── Source data
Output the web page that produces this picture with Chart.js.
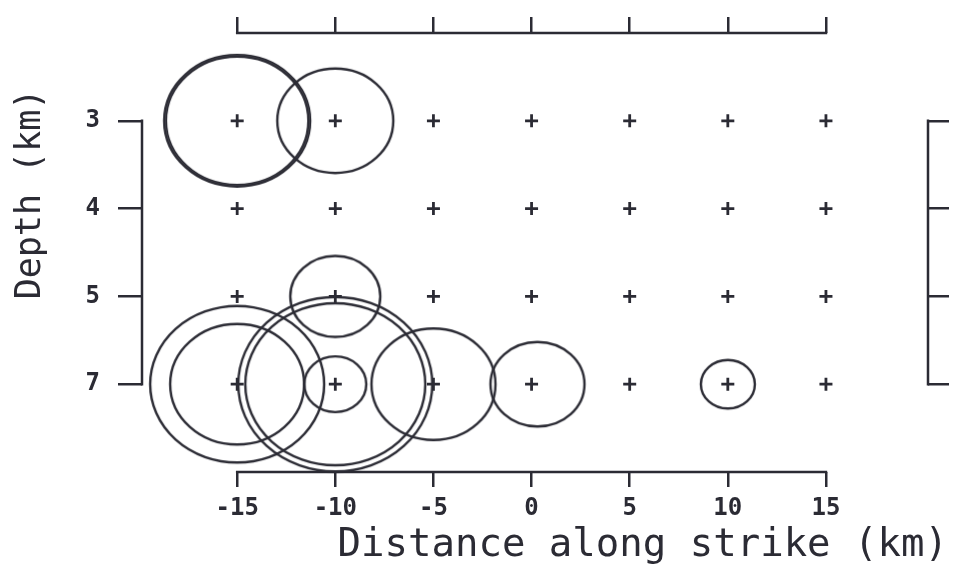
<!DOCTYPE html>
<html>
<head>
<meta charset="utf-8">
<script src="https://cdn.jsdelivr.net/npm/chart.js@4/dist/chart.umd.min.js"></script>
<style>
  html, body { margin: 0; padding: 0; background: #fff; }
  #wrap { width: 956px; height: 572px; position: relative; }
</style>
</head>
<body>
<div id="wrap"><canvas id="depthChart"></canvas></div>
<script>
// grid of trial hypocentres
const xTicks = [-15, -10, -5, 0, 5, 10, 15];
const depthLabels = ['3', '4', '5', '7'];

// rings: centre (distance, depth) and radius
const ringX = [-15, -15, -10, -10, -15, -15, -10, -10, -10, -5, 0.3, 10];
const ringDepth = ['3', '3', '3', '5', '7', '7', '7', '7', '7', '7', '7', '7'];
const ringR = [73, 71.2, 58, 45, 87, 67, 97, 90, 31, 62, 47, 27];

const xTitle = 'Distance along strike (km)';
const yTitle = 'Depth (km)';

const ink = '#2b2b34';
const ringAspect = 0.9;
const ringWidth = 2.4;
const mono = '"DejaVu Sans Mono", "Liberation Mono", monospace';

// blank rows above and below leave room between the data and the top/bottom axes
const rowLabels = ['', ...depthLabels, ''];

function ringImage(r) {
  const ry = r * ringAspect;
  const pad = ringWidth + 1;
  const c = document.createElement('canvas');
  c.width = Math.ceil(r + pad) * 2;
  c.height = Math.ceil(ry + pad) * 2;
  const g = c.getContext('2d');
  g.strokeStyle = ink;
  g.lineWidth = ringWidth;
  g.beginPath();
  g.ellipse(c.width / 2, c.height / 2, r, ry, 0, 0, Math.PI * 2);
  g.stroke();
  return c;
}

const gridPoints = [];
depthLabels.forEach(d => xTicks.forEach(x => gridPoints.push({ x: x, y: d })));

const ringPoints = ringX.map((x, i) => ({ x: x, y: ringDepth[i] }));

function keepXTicks(scale) {
  scale.ticks = xTicks.map(v => ({ value: v }));
}
function keepDepthTicks(scale) {
  scale.ticks = scale.ticks.filter(t => rowLabels[t.value] !== '');
}

// axis lines run only between the first and last tick
const axisLines = {
  id: 'axisLines',
  beforeDatasetsDraw(chart) {
    const ctx = chart.ctx;
    ctx.save();
    ctx.strokeStyle = ink;
    ctx.lineWidth = 2.5;
    ctx.lineCap = 'square';
    Object.values(chart.scales).forEach(s => {
      const a = s.getPixelForTick(0);
      const b = s.getPixelForTick(s.ticks.length - 1);
      ctx.beginPath();
      if (s.isHorizontal()) {
        const y = s.position === 'bottom' ? s.top : s.bottom;
        ctx.moveTo(a, y); ctx.lineTo(b, y);
      } else {
        const x = s.position === 'left' ? s.right : s.left;
        ctx.moveTo(x, a); ctx.lineTo(x, b);
      }
      ctx.stroke();
    });
    ctx.restore();
  }
};

const depthTitle = {
  id: 'depthTitle',
  afterDraw(chart) {
    const ctx = chart.ctx;
    ctx.save();
    ctx.translate(31, 194);
    ctx.rotate(-Math.PI / 2);
    ctx.font = '35px ' + mono;
    ctx.fillStyle = ink;
    ctx.textAlign = 'center';
    ctx.textBaseline = 'middle';
    ctx.fillText(yTitle, 0, 0);
    ctx.restore();
  }
};

const tickGrid = (len) => ({
  drawOnChartArea: false,
  drawTicks: true,
  tickLength: len,
  color: ink,
  lineWidth: 2.5
});

new Chart(document.getElementById('depthChart'), {
  type: 'scatter',
  data: {
    datasets: [
      {
        data: gridPoints,
        pointStyle: 'cross',
        pointRadius: 6.5,
        borderColor: ink,
        borderWidth: 2.8,
        clip: false
      },
      {
        data: ringPoints,
        pointStyle: ringR.map(ringImage),
        pointRadius: 5,
        clip: false
      }
    ]
  },
  options: {
    responsive: true,
    maintainAspectRatio: false,
    animation: false,
    events: [],
    layout: { padding: { top: 0, right: 8, bottom: 0, left: 0 } },
    plugins: {
      legend: { display: false },
      tooltip: { enabled: false },
      title: {
        display: true,
        position: 'bottom',
        align: 'end',
        text: xTitle,
        color: ink,
        font: { family: mono, size: 39, weight: 'normal', lineHeight: 1.2 },
        padding: { top: 0, bottom: 3 }
      }
    },
    scales: {
      x: {
        type: 'linear',
        position: 'bottom',
        min: -19.85,
        max: 20.2,
        afterBuildTicks: keepXTicks,
        afterFit: s => { s.height = 50.2; },
        border: { display: false },
        grid: tickGrid(15),
        ticks: {
          color: ink,
          padding: 7,
          maxRotation: 0,
          font: { family: mono, size: 24, weight: 'bold' }
        }
      },
      x2: {
        type: 'linear',
        position: 'top',
        min: -19.85,
        max: 20.2,
        afterBuildTicks: keepXTicks,
        afterFit: s => { s.height = 33; },
        border: { display: false },
        grid: tickGrid(16),
        ticks: { display: false }
      },
      y: {
        type: 'category',
        position: 'left',
        labels: rowLabels,
        afterBuildTicks: keepDepthTicks,
        afterFit: s => { s.width = 142; },
        border: { display: false },
        grid: tickGrid(24),
        ticks: {
          color: ink,
          padding: 18,
          font: { family: mono, size: 24, weight: 'bold' }
        }
      },
      y2: {
        type: 'category',
        position: 'right',
        labels: rowLabels,
        afterBuildTicks: keepDepthTicks,
        afterFit: s => { s.width = 20; },
        border: { display: false },
        grid: tickGrid(21),
        ticks: { display: false }
      }
    }
  },
  plugins: [axisLines, depthTitle]
});
</script>
</body>
</html>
────
Challenge: Write out each line of the data exactly; the images should be left out.

Solved exercise:
Output the web page that produces this picture with Chart.js.
<!DOCTYPE html>
<html>
<head>
<meta charset="utf-8">
<script src="https://cdn.jsdelivr.net/npm/chart.js@4/dist/chart.umd.min.js"></script>
<style>
  html, body { margin: 0; padding: 0; background: #fff; }
  #wrap { width: 956px; height: 572px; position: relative; }
</style>
</head>
<body>
<div id="wrap"><canvas id="depthChart"></canvas></div>
<script>
// grid of trial hypocentres
const xTicks = [-15, -10, -5, 0, 5, 10, 15];
const depthLabels = ['3', '4', '5', '7'];

// rings: centre (distance, depth) and radius
const ringX = [-15, -15, -10, -10, -15, -15, -10, -10, -10, -5, 0.3, 10];
const ringDepth = ['3', '3', '3', '5', '7', '7', '7', '7', '7', '7', '7', '7'];
const ringR = [73, 71.2, 58, 45, 87, 67, 97, 90, 31, 62, 47, 27];

const xTitle = 'Distance along strike (km)';
const yTitle = 'Depth (km)';

const ink = '#2b2b34';
const ringAspect = 0.9;
const ringWidth = 2.4;
const mono = '"DejaVu Sans Mono", "Liberation Mono", monospace';

// blank rows above and below leave room between the data and the top/bottom axes
const rowLabels = ['', ...depthLabels, ''];

function ringImage(r) {
  const ry = r * ringAspect;
  const pad = ringWidth + 1;
  const c = document.createElement('canvas');
  c.width = Math.ceil(r + pad) * 2;
  c.height = Math.ceil(ry + pad) * 2;
  const g = c.getContext('2d');
  g.strokeStyle = ink;
  g.lineWidth = ringWidth;
  g.beginPath();
  g.ellipse(c.width / 2, c.height / 2, r, ry, 0, 0, Math.PI * 2);
  g.stroke();
  return c;
}

const gridPoints = [];
depthLabels.forEach(d => xTicks.forEach(x => gridPoints.push({ x: x, y: d })));

const ringPoints = ringX.map((x, i) => ({ x: x, y: ringDepth[i] }));

function keepXTicks(scale) {
  scale.ticks = xTicks.map(v => ({ value: v }));
}
function keepDepthTicks(scale) {
  scale.ticks = scale.ticks.filter(t => rowLabels[t.value] !== '');
}

// axis lines run only between the first and last tick
const axisLines = {
  id: 'axisLines',
  beforeDatasetsDraw(chart) {
    const ctx = chart.ctx;
    ctx.save();
    ctx.strokeStyle = ink;
    ctx.lineWidth = 2.5;
    ctx.lineCap = 'square';
    Object.values(chart.scales).forEach(s => {
      const a = s.getPixelForTick(0);
      const b = s.getPixelForTick(s.ticks.length - 1);
      ctx.beginPath();
      if (s.isHorizontal()) {
        const y = s.position === 'bottom' ? s.top : s.bottom;
        ctx.moveTo(a, y); ctx.lineTo(b, y);
      } else {
        const x = s.position === 'left' ? s.right : s.left;
        ctx.moveTo(x, a); ctx.lineTo(x, b);
      }
      ctx.stroke();
    });
    ctx.restore();
  }
};

const depthTitle = {
  id: 'depthTitle',
  afterDraw(chart) {
    const ctx = chart.ctx;
    ctx.save();
    ctx.translate(31, 194);
    ctx.rotate(-Math.PI / 2);
    ctx.font = '35px ' + mono;
    ctx.fillStyle = ink;
    ctx.textAlign = 'center';
    ctx.textBaseline = 'middle';
    ctx.fillText(yTitle, 0, 0);
    ctx.restore();
  }
};

const tickGrid = (len) => ({
  drawOnChartArea: false,
  drawTicks: true,
  tickLength: len,
  color: ink,
  lineWidth: 2.5
});

new Chart(document.getElementById('depthChart'), {
  type: 'scatter',
  data: {
    datasets: [
      {
        data: gridPoints,
        pointStyle: 'cross',
        pointRadius: 6.5,
        borderColor: ink,
        borderWidth: 2.8,
        clip: false
      },
      {
        data: ringPoints,
        pointStyle: ringR.map(ringImage),
        pointRadius: 5,
        clip: false
      }
    ]
  },
  options: {
    responsive: true,
    maintainAspectRatio: false,
    animation: false,
    events: [],
    layout: { padding: { top: 0, right: 8, bottom: 0, left: 0 } },
    plugins: {
      legend: { display: false },
      tooltip: { enabled: false },
      title: {
        display: true,
        position: 'bottom',
        align: 'end',
        text: xTitle,
        color: ink,
        font: { family: mono, size: 39, weight: 'normal', lineHeight: 1.2 },
        padding: { top: 0, bottom: 3 }
      }
    },
    scales: {
      x: {
        type: 'linear',
        position: 'bottom',
        min: -19.85,
        max: 20.2,
        afterBuildTicks: keepXTicks,
        afterFit: s => { s.height = 50.2; },
        border: { display: false },
        grid: tickGrid(15),
        ticks: {
          color: ink,
          padding: 7,
          maxRotation: 0,
          font: { family: mono, size: 24, weight: 'bold' }
        }
      },
      x2: {
        type: 'linear',
        position: 'top',
        min: -19.85,
        max: 20.2,
        afterBuildTicks: keepXTicks,
        afterFit: s => { s.height = 33; },
        border: { display: false },
        grid: tickGrid(16),
        ticks: { display: false }
      },
      y: {
        type: 'category',
        position: 'left',
        labels: rowLabels,
        afterBuildTicks: keepDepthTicks,
        afterFit: s => { s.width = 142; },
        border: { display: false },
        grid: tickGrid(24),
        ticks: {
          color: ink,
          padding: 18,
          font: { family: mono, size: 24, weight: 'bold' }
        }
      },
      y2: {
        type: 'category',
        position: 'right',
        labels: rowLabels,
        afterBuildTicks: keepDepthTicks,
        afterFit: s => { s.width = 20; },
        border: { display: false },
        grid: tickGrid(21),
        ticks: { display: false }
      }
    }
  },
  plugins: [axisLines, depthTitle]
});
</script>
</body>
</html>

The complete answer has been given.